By | Published on Tuesday 1 May 2018

CORE

The legal wrangling continues in relation to Robert FX Sillerman’s failed entertainment business. No, not that one. The other one.

What became known as Core Media was the company established by Sillerman in between him running the original successful SFX business and the one that went bankrupt.

The entertainment industry veteran bought stakes in the Elvis Presley and Muhammed Ali brands and acquired various media assets, principally Simon Fuller’s 19 company and the ‘Idol’ talent show franchise it had developed.

He then successfully exited the business, which was bought by private equity company Apollo Global Management in 2011, freeing him up to go and play with all those EDM stars and launch the doomed SFX v2.

Back at Core Media, the new owners sold off the stakes in the Presley and Ali brands to focus on telly shows, later forging an alliance with another Apollo-owned media firm, Endemol, and 21st Century Fox’s Shine Group.

Over time its flagship media brand – ie the ‘Idol’ franchise – started to wane, and with it the company’s fortunes began to slip too. In 2016 it filed for bankruptcy protection. In September that year, the bankruptcy court in New York approved a reorganisation plan, which saw the firm’s moneylenders receive significantly less than they were owed, in some cases pennies on the dollar.

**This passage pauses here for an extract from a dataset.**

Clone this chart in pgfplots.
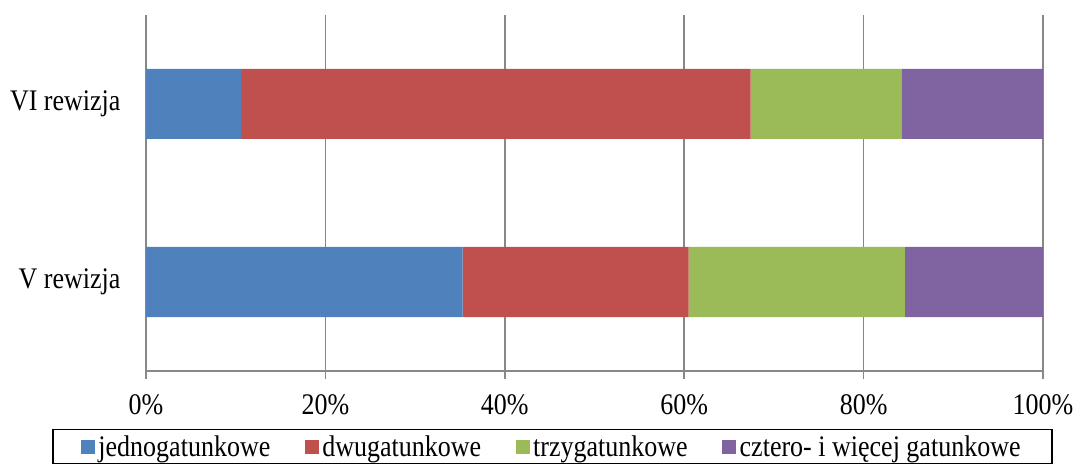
\documentclass[border=0pt]{standalone}
\usepackage{pgfplots}
\pgfplotsset{compat=1.18}
\usepackage{fontspec}
\setmainfont[FakeStretch=0.87]{Liberation Serif}
\definecolor{cblue}{HTML}{4F81BD}
\definecolor{cred}{HTML}{C0504D}
\definecolor{cgreen}{HTML}{9BBB59}
\definecolor{cpurple}{HTML}{8064A2}
\definecolor{cgrid}{HTML}{888888}
\begin{document}
\begin{tikzpicture}
\begin{axis}[
  name=ax,
  scale only axis,
  width=897bp, height=356bp,
  xbar stacked,
  bar width=70bp,
  xmin=0, xmax=100,
  ymin=-0.5, ymax=1.5,
  axis x line=bottom, axis y line=left,
  axis line style={cgrid, line width=1.5bp, -},
  xtick={0,20,40,60,80,100},
  xticklabel={\pgfmathprintnumber{\tick}\%},
  /pgf/number format/assume math mode=true,
  xmajorgrids,
  major grid style={cgrid, line width=1.5bp},
  ytick={0,1},
  yticklabels={V rewizja, VI rewizja},
  minor ytick={-0.5,0.5,1.5},
  tick align=outside,
  major tick length=8bp,
  minor tick length=7bp,
  tick style={cgrid, line width=1.5bp},
  ytick style={draw=none},
  minor tick style={cgrid, line width=1.5bp, draw=cgrid},
  ticklabel style={font=\fontsize{30}{34}\selectfont, text=black},
  xticklabel style={yshift=-12bp},
  yticklabel style={xshift=-14bp},
  legend columns=4,
  legend style={
    at={(0.5,0)}, anchor=north, xshift=-42bp, yshift=-58bp,
    draw=black, line width=1.2bp,
    font=\fontsize{30}{34}\selectfont,
    inner xsep=28bp, inner ysep=4bp,
    /tikz/every even column/.append style={column sep=31bp},
    nodes={inner xsep=3.5bp},
  },
  legend image code/.code={\fill[#1] (0bp,-7bp) rectangle (14bp,7bp);},
]
\addplot+[draw=none, fill=cblue] coordinates {(35.3,0) (10.6,1)};
\addplot+[draw=none, fill=cred] coordinates {(25.2,0) (56.8,1)};
\addplot+[draw=none, fill=cgreen] coordinates {(24.1,0) (16.8,1)};
\addplot+[draw=none, fill=cpurple] coordinates {(15.4,0) (15.8,1)};
\legend{jednogatunkowe, dwugatunkowe, trzygatunkowe, cztero- i więcej gatunkowe}
\end{axis}
\pgfresetboundingbox
\path ([shift={(-146bp,-94bp)}]ax.south west) rectangle ([shift={(30bp,15bp)}]ax.north east);
\end{tikzpicture}
\end{document}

Said money lenders were unsurprisingly unhappy with that outcome, and litigation then followed at the end of 2016, in which a group of Core’s creditors accused Apollo of dodgy dealings, especially in relation to the merger with Endemol and Shine.

The creditors argued that Apollo and its directors at Core had made a number of decisions that deprived the money lenders of protections that had been included in terms associated with loans that enabled the original Core acquisition in 2011.

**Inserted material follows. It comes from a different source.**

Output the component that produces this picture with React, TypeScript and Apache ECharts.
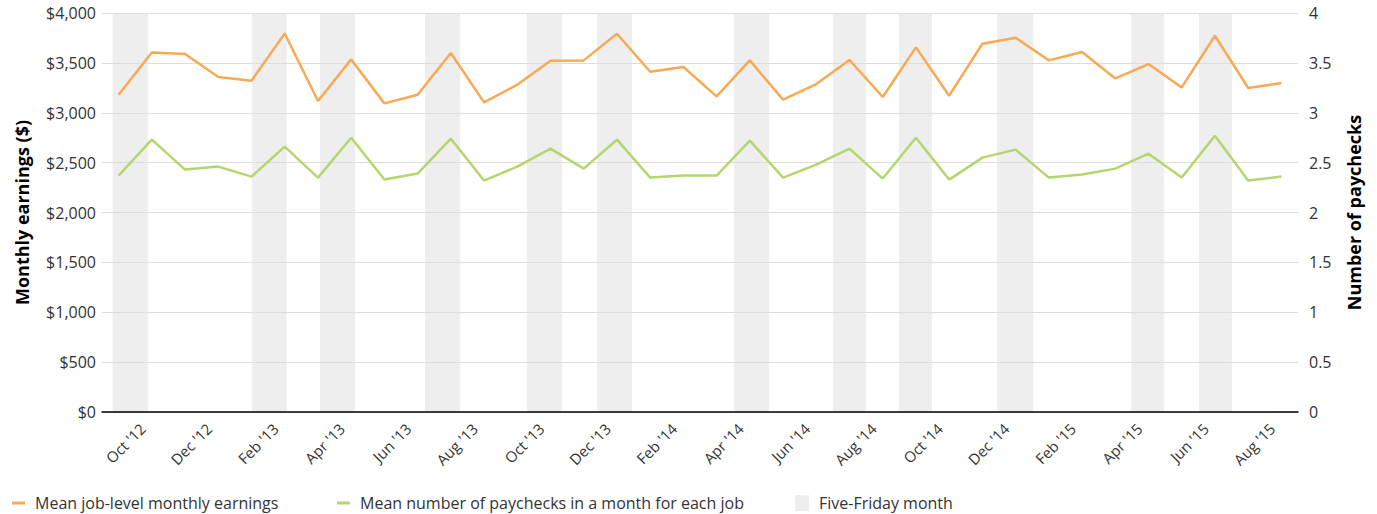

The case has been going through the motions ever since, and legal reps for the creditors were in court last week to run through their various grievances.

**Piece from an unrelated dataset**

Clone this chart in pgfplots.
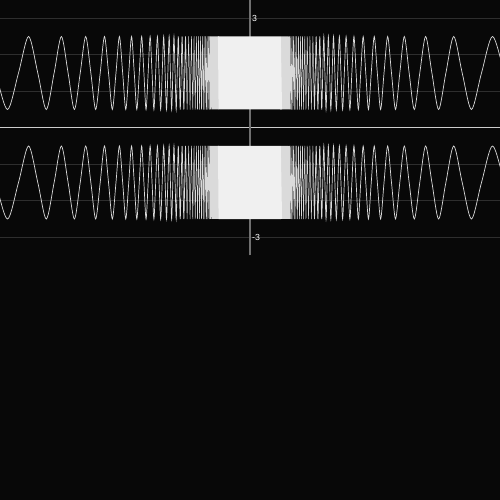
\documentclass[border=0pt]{standalone}
\usepackage{fontspec}
\setmainfont{Liberation Sans}
\usepackage{pgfplots}
\usepackage{pgfplotstable}
\pgfplotsset{compat=1.18}
\definecolor{bg}{HTML}{080808}
\definecolor{curve}{HTML}{DADADA}
\definecolor{core}{HTML}{F0F0F0}
\definecolor{gridc}{HTML}{2E2E2E}
\definecolor{yax}{HTML}{707070}
\definecolor{xax}{HTML}{CCCCCC}

\pgfplotstableread{
x top bot
1.0722 0.5 -2.5
1.0186 1.5 -1.5
0.9701 2.5 -0.5
0.9260 1.5 -1.5
0.8857 0.5 -2.5
0.8488 1.5 -1.5
0.8149 2.5 -0.5
0.7835 1.5 -1.5
0.7545 0.5 -2.5
0.7276 1.5 -1.5
0.7025 2.5 -0.5
0.6791 1.5 -1.5
0.6572 0.5 -2.5
0.6366 1.5 -1.5
0.6173 2.5 -0.5
0.5992 1.5 -1.5
0.5821 0.5 -2.5
0.5659 1.5 -1.5
0.5506 2.5 -0.5
0.5361 1.5 -1.5
0.5224 0.5 -2.5
0.5093 1.5 -1.5
0.4969 2.5 -0.5
0.4850 1.5 -1.5
0.4738 0.5 -2.5
0.4630 1.5 -1.5
0.4527 2.5 -0.5
0.4429 1.5 -1.5
0.4334 0.5 -2.5
0.4244 1.5 -1.5
0.4158 2.5 -0.5
0.4074 1.5 -1.5
0.3995 0.5 -2.5
0.3918 1.5 -1.5
0.3844 2.5 -0.5
0.3773 1.5 -1.5
0.3704 0.5 -2.5
0.3638 1.5 -1.5
0.3574 2.5 -0.5
0.3512 1.5 -1.5
0.3453 0.5 -2.5
0.3395 1.5 -1.5
0.3340 2.5 -0.5
0.3286 1.5 -1.5
0.3234 0.5 -2.5
0.3183 1.5 -1.5
0.3134 2.5 -0.5
0.3087 1.5 -1.5
0.3041 0.5 -2.5
0.2996 1.5 -1.5
0.2952 2.5 -0.5
0.2910 1.5 -1.5
0.2869 0.5 -2.5
0.2829 1.5 -1.5
0.2791 2.5 -0.5
0.2753 1.5 -1.5
0.2716 0.5 -2.5
0.2681 1.5 -1.5
0.2646 2.5 -0.5
0.2612 1.5 -1.5
0.2579 0.5 -2.5
0.2547 1.5 -1.5
}\rightouter

\pgfplotstableread{
x top bot
-1.0722 2.5 -0.5
-1.0186 1.5 -1.5
-0.9701 0.5 -2.5
-0.9260 1.5 -1.5
-0.8857 2.5 -0.5
-0.8488 1.5 -1.5
-0.8149 0.5 -2.5
-0.7835 1.5 -1.5
-0.7545 2.5 -0.5
-0.7276 1.5 -1.5
-0.7025 0.5 -2.5
-0.6791 1.5 -1.5
-0.6572 2.5 -0.5
-0.6366 1.5 -1.5
-0.6173 0.5 -2.5
-0.5992 1.5 -1.5
-0.5821 2.5 -0.5
-0.5659 1.5 -1.5
-0.5506 0.5 -2.5
-0.5361 1.5 -1.5
-0.5224 2.5 -0.5
-0.5093 1.5 -1.5
-0.4969 0.5 -2.5
-0.4850 1.5 -1.5
-0.4738 2.5 -0.5
-0.4630 1.5 -1.5
-0.4527 0.5 -2.5
-0.4429 1.5 -1.5
-0.4334 2.5 -0.5
-0.4244 1.5 -1.5
-0.4158 0.5 -2.5
-0.4074 1.5 -1.5
-0.3995 2.5 -0.5
-0.3918 1.5 -1.5
-0.3844 0.5 -2.5
-0.3773 1.5 -1.5
-0.3704 2.5 -0.5
-0.3638 1.5 -1.5
-0.3574 0.5 -2.5
-0.3512 1.5 -1.5
-0.3453 2.5 -0.5
-0.3395 1.5 -1.5
-0.3340 0.5 -2.5
-0.3286 1.5 -1.5
-0.3234 2.5 -0.5
-0.3183 1.5 -1.5
-0.3134 0.5 -2.5
-0.3087 1.5 -1.5
-0.3041 2.5 -0.5
-0.2996 1.5 -1.5
-0.2952 0.5 -2.5
-0.2910 1.5 -1.5
-0.2869 2.5 -0.5
-0.2829 1.5 -1.5
-0.2791 0.5 -2.5
-0.2753 1.5 -1.5
-0.2716 2.5 -0.5
-0.2681 1.5 -1.5
-0.2646 0.5 -2.5
-0.2612 1.5 -1.5
-0.2579 2.5 -0.5
-0.2547 1.5 -1.5
}\leftouter

\pgfplotstableread{
x top bot
-0.2547 1.5 -1.5
-0.2515 0.5 -2.5
-0.2454 2.5 -0.5
-0.2397 0.5 -2.5
-0.2342 2.5 -0.5
-0.2289 0.5 -2.5
-0.2239 2.5 -0.5
-0.2191 0.5 -2.5
-0.2144 2.5 -0.5
-0.2100 0.5 -2.5
-0.2058 2.5 -0.5
-0.2017 0.5 -2.5
-0.1978 2.5 -0.5
-0.1940 0.5 -2.5
-0.1904 2.5 -0.5
-0.1869 0.5 -2.5
-0.1835 2.5 -0.5
-0.1803 0.5 -2.5
-0.1771 2.5 -0.5
-0.1741 0.5 -2.5
-0.1712 2.5 -0.5
-0.1684 0.5 -2.5
-0.1656 2.5 -0.5
-0.1630 0.5 -2.5
-0.1604 2.5 -0.5
}\leftinner

\pgfplotstableread{
x top bot
-0.1604 2.5 -0.5
-0.1579 0.5 -2.5
-0.1555 2.5 -0.5
-0.1532 0.5 -2.5
-0.1509 2.5 -0.5
-0.1487 0.5 -2.5
-0.1466 2.5 -0.5
-0.1445 0.5 -2.5
-0.1425 2.5 -0.5
-0.1405 0.5 -2.5
-0.1386 2.5 -0.5
-0.1367 0.5 -2.5
-0.1349 2.5 -0.5
-0.1332 0.5 -2.5
-0.1314 2.5 -0.5
-0.1298 0.5 -2.5
-0.1281 2.5 -0.5
-0.1265 0.5 -2.5
-0.1250 2.5 -0.5
}\leftmid

\pgfplotstableread{
x top bot
0.1250 0.5 -2.5
0.1265 2.5 -0.5
0.1281 0.5 -2.5
0.1298 2.5 -0.5
0.1314 0.5 -2.5
0.1332 2.5 -0.5
0.1349 0.5 -2.5
0.1367 2.5 -0.5
0.1386 0.5 -2.5
0.1405 2.5 -0.5
0.1425 0.5 -2.5
0.1445 2.5 -0.5
0.1466 0.5 -2.5
0.1487 2.5 -0.5
0.1509 0.5 -2.5
0.1532 2.5 -0.5
0.1555 0.5 -2.5
0.1579 2.5 -0.5
0.1604 0.5 -2.5
}\rightmid

\pgfplotstableread{
x top bot
0.1604 0.5 -2.5
0.1630 2.5 -0.5
0.1656 0.5 -2.5
0.1684 2.5 -0.5
0.1712 0.5 -2.5
0.1741 2.5 -0.5
0.1771 0.5 -2.5
0.1803 2.5 -0.5
0.1835 0.5 -2.5
0.1869 2.5 -0.5
0.1904 0.5 -2.5
0.1940 2.5 -0.5
0.1978 0.5 -2.5
0.2017 2.5 -0.5
0.2058 0.5 -2.5
0.2100 2.5 -0.5
0.2144 0.5 -2.5
0.2191 2.5 -0.5
0.2239 0.5 -2.5
0.2289 2.5 -0.5
0.2342 0.5 -2.5
0.2397 2.5 -0.5
0.2454 0.5 -2.5
0.2515 2.5 -0.5
0.2547 1.5 -1.5
}\rightinner

\pgfplotstableread{
x top bot
-0.1250 2.5 -0.5
-0.1225 0.5 -2.5
-0.1200 2.5 -0.5
-0.1175 0.5 -2.5
-0.1150 2.5 -0.5
-0.1125 0.5 -2.5
-0.1100 2.5 -0.5
-0.1075 0.5 -2.5
-0.1050 2.5 -0.5
-0.1025 0.5 -2.5
-0.1000 2.5 -0.5
-0.0975 0.5 -2.5
-0.0950 2.5 -0.5
-0.0925 0.5 -2.5
-0.0900 2.5 -0.5
-0.0875 0.5 -2.5
-0.0850 2.5 -0.5
-0.0825 0.5 -2.5
-0.0800 2.5 -0.5
-0.0775 0.5 -2.5
-0.0750 2.5 -0.5
-0.0725 0.5 -2.5
-0.0700 2.5 -0.5
-0.0675 0.5 -2.5
-0.0650 2.5 -0.5
-0.0625 0.5 -2.5
-0.0600 2.5 -0.5
-0.0575 0.5 -2.5
-0.0550 2.5 -0.5
-0.0525 0.5 -2.5
-0.0500 2.5 -0.5
-0.0475 0.5 -2.5
-0.0450 2.5 -0.5
-0.0425 0.5 -2.5
-0.0400 2.5 -0.5
-0.0375 0.5 -2.5
-0.0350 2.5 -0.5
-0.0325 0.5 -2.5
-0.0300 2.5 -0.5
-0.0275 0.5 -2.5
-0.0250 2.5 -0.5
-0.0225 0.5 -2.5
-0.0200 2.5 -0.5
-0.0175 0.5 -2.5
-0.0150 2.5 -0.5
-0.0125 0.5 -2.5
-0.0100 2.5 -0.5
-0.0075 0.5 -2.5
-0.0050 2.5 -0.5
-0.0025 0.5 -2.5
0.0000 2.5 -0.5
0.0025 0.5 -2.5
0.0050 2.5 -0.5
0.0075 0.5 -2.5
0.0100 2.5 -0.5
0.0125 0.5 -2.5
0.0150 2.5 -0.5
0.0175 0.5 -2.5
0.0200 2.5 -0.5
0.0225 0.5 -2.5
0.0250 2.5 -0.5
0.0275 0.5 -2.5
0.0300 2.5 -0.5
0.0325 0.5 -2.5
0.0350 2.5 -0.5
0.0375 0.5 -2.5
0.0400 2.5 -0.5
0.0425 0.5 -2.5
0.0450 2.5 -0.5
0.0475 0.5 -2.5
0.0500 2.5 -0.5
0.0525 0.5 -2.5
0.0550 2.5 -0.5
0.0575 0.5 -2.5
0.0600 2.5 -0.5
0.0625 0.5 -2.5
0.0650 2.5 -0.5
0.0675 0.5 -2.5
0.0700 2.5 -0.5
0.0725 0.5 -2.5
0.0750 2.5 -0.5
0.0775 0.5 -2.5
0.0800 2.5 -0.5
0.0825 0.5 -2.5
0.0850 2.5 -0.5
0.0875 0.5 -2.5
0.0900 2.5 -0.5
0.0925 0.5 -2.5
0.0950 2.5 -0.5
0.0975 0.5 -2.5
0.1000 2.5 -0.5
0.1025 0.5 -2.5
0.1050 2.5 -0.5
0.1075 0.5 -2.5
0.1100 2.5 -0.5
0.1125 0.5 -2.5
0.1150 2.5 -0.5
0.1175 0.5 -2.5
0.1200 2.5 -0.5
0.1250 0.5 -2.5
}\centrepart

\begin{document}
\begin{tikzpicture}
\useasboundingbox (0,0) rectangle (10cm,-10cm);
\fill[bg] (0,0) rectangle (10cm,-10cm);
\begin{axis}[
  at={(0,0)}, anchor=north west,
  width=10cm, height=5.11cm, scale only axis,
  xmin=-1, xmax=1, ymin=-3.5, ymax=3.5,
  axis lines=middle,
  axis line style={-},
  x axis line style={draw=xax, line width=0.6pt},
  y axis line style={draw=yax, line width=0.6pt},
  xtick=\empty,
  ytick={-3,-2,-1,0,1,2,3},
  yticklabels={{-3},{},{},{},{},{},{3}},
  ymajorgrids,
  grid style={draw=gridc, line width=0.6pt},
  major tick length=0pt,
  yticklabel style={anchor=west, text=white, font=\fontsize{5}{6}\selectfont, inner sep=1pt},
  clip=true,
]
\addplot[curve, line width=0.4pt, smooth, no markers] table[x=x,y=top]{\leftouter};
\addplot[curve, line width=0.4pt, smooth, no markers] table[x=x,y=top]{\rightouter};
\addplot[curve, line width=0.28pt, line join=round, sharp plot, no markers] table[x=x,y=top]{\leftinner};
\addplot[curve, line width=0.28pt, line join=round, sharp plot, no markers] table[x=x,y=top]{\rightinner};
\addplot[curve, line width=0.5pt, line join=bevel, sharp plot, no markers] table[x=x,y=top]{\leftmid};
\addplot[curve, line width=0.5pt, line join=bevel, sharp plot, no markers] table[x=x,y=top]{\rightmid};
\addplot[core, line width=0.9pt, line join=bevel, sharp plot, no markers] table[x=x,y=top]{\centrepart};
\addplot[curve, line width=0.4pt, smooth, no markers] table[x=x,y=bot]{\leftouter};
\addplot[curve, line width=0.4pt, smooth, no markers] table[x=x,y=bot]{\rightouter};
\addplot[curve, line width=0.28pt, line join=round, sharp plot, no markers] table[x=x,y=bot]{\leftinner};
\addplot[curve, line width=0.28pt, line join=round, sharp plot, no markers] table[x=x,y=bot]{\rightinner};
\addplot[curve, line width=0.5pt, line join=bevel, sharp plot, no markers] table[x=x,y=bot]{\leftmid};
\addplot[curve, line width=0.5pt, line join=bevel, sharp plot, no markers] table[x=x,y=bot]{\rightmid};
\addplot[core, line width=0.9pt, line join=bevel, sharp plot, no markers] table[x=x,y=bot]{\centrepart};
\end{axis}
\end{tikzpicture}
\end{document}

Those grievances include Core’s decision to sell off the stakes in the Presley and Ali brands, and to then not re-invest the funds those sales generated. They also criticise the way the company settled a shareholder lawsuit and accuse the firm of improperly transferring the foreign distribution rights of one of its telly franchises – game show ‘The Wall’ – to its new business partner Endemol.

Summarising all those grievances, the creditors told the court – according to Law360 – “Apollo and the director defendants acted in their own self-interest rather than in a manner to preserve Core Media as a going concern”.